Nissen v. Burnham

Nebraska Supreme Court
Nissen v. Burnham, 113 Neb. 108 (Neb. 1925)
202 N.W. 414; 1925 Neb. LEXIS 60
Day, Dean, Morrissey, Rose, Shepherd, Thompson

Nissen v. Burnham

Opinion of the Court

Morrissey, C. J.

This action was brought by plaintiff to rescind a contract which she alleges was made between her and defendants. The cause was tried to a jury, and from a verdict and judgment in favor of plaintiff, defendants appeal.

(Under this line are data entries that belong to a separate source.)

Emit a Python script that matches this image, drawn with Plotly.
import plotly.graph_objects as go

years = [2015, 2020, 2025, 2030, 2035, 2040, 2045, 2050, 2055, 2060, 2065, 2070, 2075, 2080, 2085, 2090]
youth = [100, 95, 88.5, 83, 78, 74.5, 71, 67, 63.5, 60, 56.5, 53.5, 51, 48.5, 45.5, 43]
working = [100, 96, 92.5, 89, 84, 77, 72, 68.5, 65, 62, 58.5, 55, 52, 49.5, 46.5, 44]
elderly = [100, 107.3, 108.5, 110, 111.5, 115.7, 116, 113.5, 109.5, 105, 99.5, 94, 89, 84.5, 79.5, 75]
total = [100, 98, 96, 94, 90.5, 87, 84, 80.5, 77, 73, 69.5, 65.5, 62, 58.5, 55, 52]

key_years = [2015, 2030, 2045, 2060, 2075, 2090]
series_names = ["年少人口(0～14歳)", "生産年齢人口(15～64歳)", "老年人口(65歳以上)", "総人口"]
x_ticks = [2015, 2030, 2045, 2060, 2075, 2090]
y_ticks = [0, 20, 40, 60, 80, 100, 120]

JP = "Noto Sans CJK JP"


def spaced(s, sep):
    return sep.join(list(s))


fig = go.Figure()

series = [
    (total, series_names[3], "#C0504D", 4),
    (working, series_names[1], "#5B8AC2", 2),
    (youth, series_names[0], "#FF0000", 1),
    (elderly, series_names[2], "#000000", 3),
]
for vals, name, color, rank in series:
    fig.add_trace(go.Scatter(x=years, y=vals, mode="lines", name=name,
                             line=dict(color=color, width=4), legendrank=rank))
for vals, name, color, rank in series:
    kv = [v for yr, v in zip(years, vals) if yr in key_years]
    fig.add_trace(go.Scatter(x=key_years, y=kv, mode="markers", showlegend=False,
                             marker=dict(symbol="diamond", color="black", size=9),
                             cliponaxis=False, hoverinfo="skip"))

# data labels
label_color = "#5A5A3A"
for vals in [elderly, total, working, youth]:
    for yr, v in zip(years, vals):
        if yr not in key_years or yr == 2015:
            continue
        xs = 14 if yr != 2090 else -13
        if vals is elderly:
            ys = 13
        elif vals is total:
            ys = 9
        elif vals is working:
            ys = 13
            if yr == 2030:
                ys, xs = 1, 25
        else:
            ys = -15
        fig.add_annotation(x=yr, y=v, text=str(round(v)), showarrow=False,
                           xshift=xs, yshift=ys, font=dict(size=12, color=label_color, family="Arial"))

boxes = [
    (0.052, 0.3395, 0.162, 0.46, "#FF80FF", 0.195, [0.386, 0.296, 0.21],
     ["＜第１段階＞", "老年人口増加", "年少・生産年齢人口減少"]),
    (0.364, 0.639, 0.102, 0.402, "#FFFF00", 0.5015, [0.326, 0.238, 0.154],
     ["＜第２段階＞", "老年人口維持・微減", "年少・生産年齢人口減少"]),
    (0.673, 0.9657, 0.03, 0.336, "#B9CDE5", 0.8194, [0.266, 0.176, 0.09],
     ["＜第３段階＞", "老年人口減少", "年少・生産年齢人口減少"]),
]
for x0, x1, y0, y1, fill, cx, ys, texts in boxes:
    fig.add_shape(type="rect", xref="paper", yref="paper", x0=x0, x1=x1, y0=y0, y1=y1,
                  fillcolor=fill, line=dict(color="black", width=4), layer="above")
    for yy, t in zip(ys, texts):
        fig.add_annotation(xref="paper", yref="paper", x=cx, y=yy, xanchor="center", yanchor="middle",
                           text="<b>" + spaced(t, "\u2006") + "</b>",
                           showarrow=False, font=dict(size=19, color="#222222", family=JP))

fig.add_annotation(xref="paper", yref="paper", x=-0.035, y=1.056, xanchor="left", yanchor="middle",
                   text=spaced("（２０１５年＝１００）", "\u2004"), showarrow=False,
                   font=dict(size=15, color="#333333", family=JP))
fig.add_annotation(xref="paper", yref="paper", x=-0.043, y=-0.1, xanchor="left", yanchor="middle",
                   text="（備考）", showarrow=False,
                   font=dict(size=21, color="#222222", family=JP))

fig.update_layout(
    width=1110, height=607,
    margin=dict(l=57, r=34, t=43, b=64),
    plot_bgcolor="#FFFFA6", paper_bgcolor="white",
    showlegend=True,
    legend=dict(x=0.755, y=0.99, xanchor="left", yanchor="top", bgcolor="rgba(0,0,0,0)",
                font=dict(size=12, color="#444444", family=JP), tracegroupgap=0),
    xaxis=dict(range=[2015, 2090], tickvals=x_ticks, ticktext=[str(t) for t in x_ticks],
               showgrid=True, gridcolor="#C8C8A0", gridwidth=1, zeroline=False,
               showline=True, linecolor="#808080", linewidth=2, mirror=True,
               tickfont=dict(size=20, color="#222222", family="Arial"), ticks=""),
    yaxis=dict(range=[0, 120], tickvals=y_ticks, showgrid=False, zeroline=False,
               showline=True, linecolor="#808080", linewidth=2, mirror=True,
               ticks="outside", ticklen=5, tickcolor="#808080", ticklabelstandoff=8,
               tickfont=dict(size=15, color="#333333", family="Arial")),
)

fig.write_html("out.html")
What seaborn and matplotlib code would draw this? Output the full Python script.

The petition alleges that defendants were partners doing business under the firm name of Burnham & Deane; that on February 24, 1920, one Ingles, the agent of defendants, made certain false and fraudulent representations to plaintiff, and that she, relying upon these representations, was induced to enter into the contract, or contracts, in suit, and to pay over to defendants, or their agents, the money in this suit sought to be recovered. The issues presented are in substance the same as are set out in detail in Hager v. Burnham, 111 Neb. 481. The defendants in that case being the same parties who are defendants here, and the contract forms in the two cases being those employed by the defendants in their business and substantially the same in both cases, we shall refrain from setting them out with particularity here.

*109The chief assignment of error asserts that the proof is insufficient to support the allegations of the petition and to entitle plaintiff to recover a judgment against defendants. From the argument, we infer that this assertion is made on the theory that defendants, in doing the things complained of in the pleadings, were acting as mere agents, and that as agents they are not proper parties to this proceeding, which is in rescission. We are cited to the recent case of Huffman v. Bankers Automobile Ins. Co., 112 Neb. 283, wherein it is held:

“Ordinarily, in an action against a corporation to rescind a contract for the purchase of its capital stock and to recover the purchase price paid therefor, on the ground of fraudulent representations of. the agent in inducing the purchase of such stock, such agent is not a necessary or proper party defendant.”

We are in entire accord with the rule just quoted, but it does not apply to the case before us. The answer of defendants did not call especially to the attention of counsel for plaintiff, or to the trial court, the point just mentioned, although it may be said, under our rule, of liberal construction of pleadings, that it is contained within the answer. In the instructions given by the trial court the question was not specifically presented. Counsel for defendants did not call this feature of their defense to the attention of the court and request the court to submit to the jury the question as to whether or not defendants were acting as principals or as agents. The trial was conducted on the theory that they were principals, and we may add that, from the evidence adduced, the jury would not have been justified, had the issue been specifically presented, in reaching any conclusion other than that they were principals, and that the contracts in suit were made with them as principals, and not as agents for other parties.

By instruction No. 1 the court undertook to state the issues to be determined by the jury. Appellants claim this instruction is erroneous, in that it submitted questions *110which were wholly lacking support in the evidence, and others in no wise in issue. The criticism is based upon the interpretation appellants put upon the evidence. The trial court properly put a different interpretation upon it. The court did not err in giving the instruction.

Other assignments of error are made, but they do not go to the substantial merits of the controversy. We have made a careful examination of the record, but find no prejudicial error therein. The judgment is

Affirmed.

Reference

Full Case Name
Katherine Nissen v. Silas H. Burnham, Jr.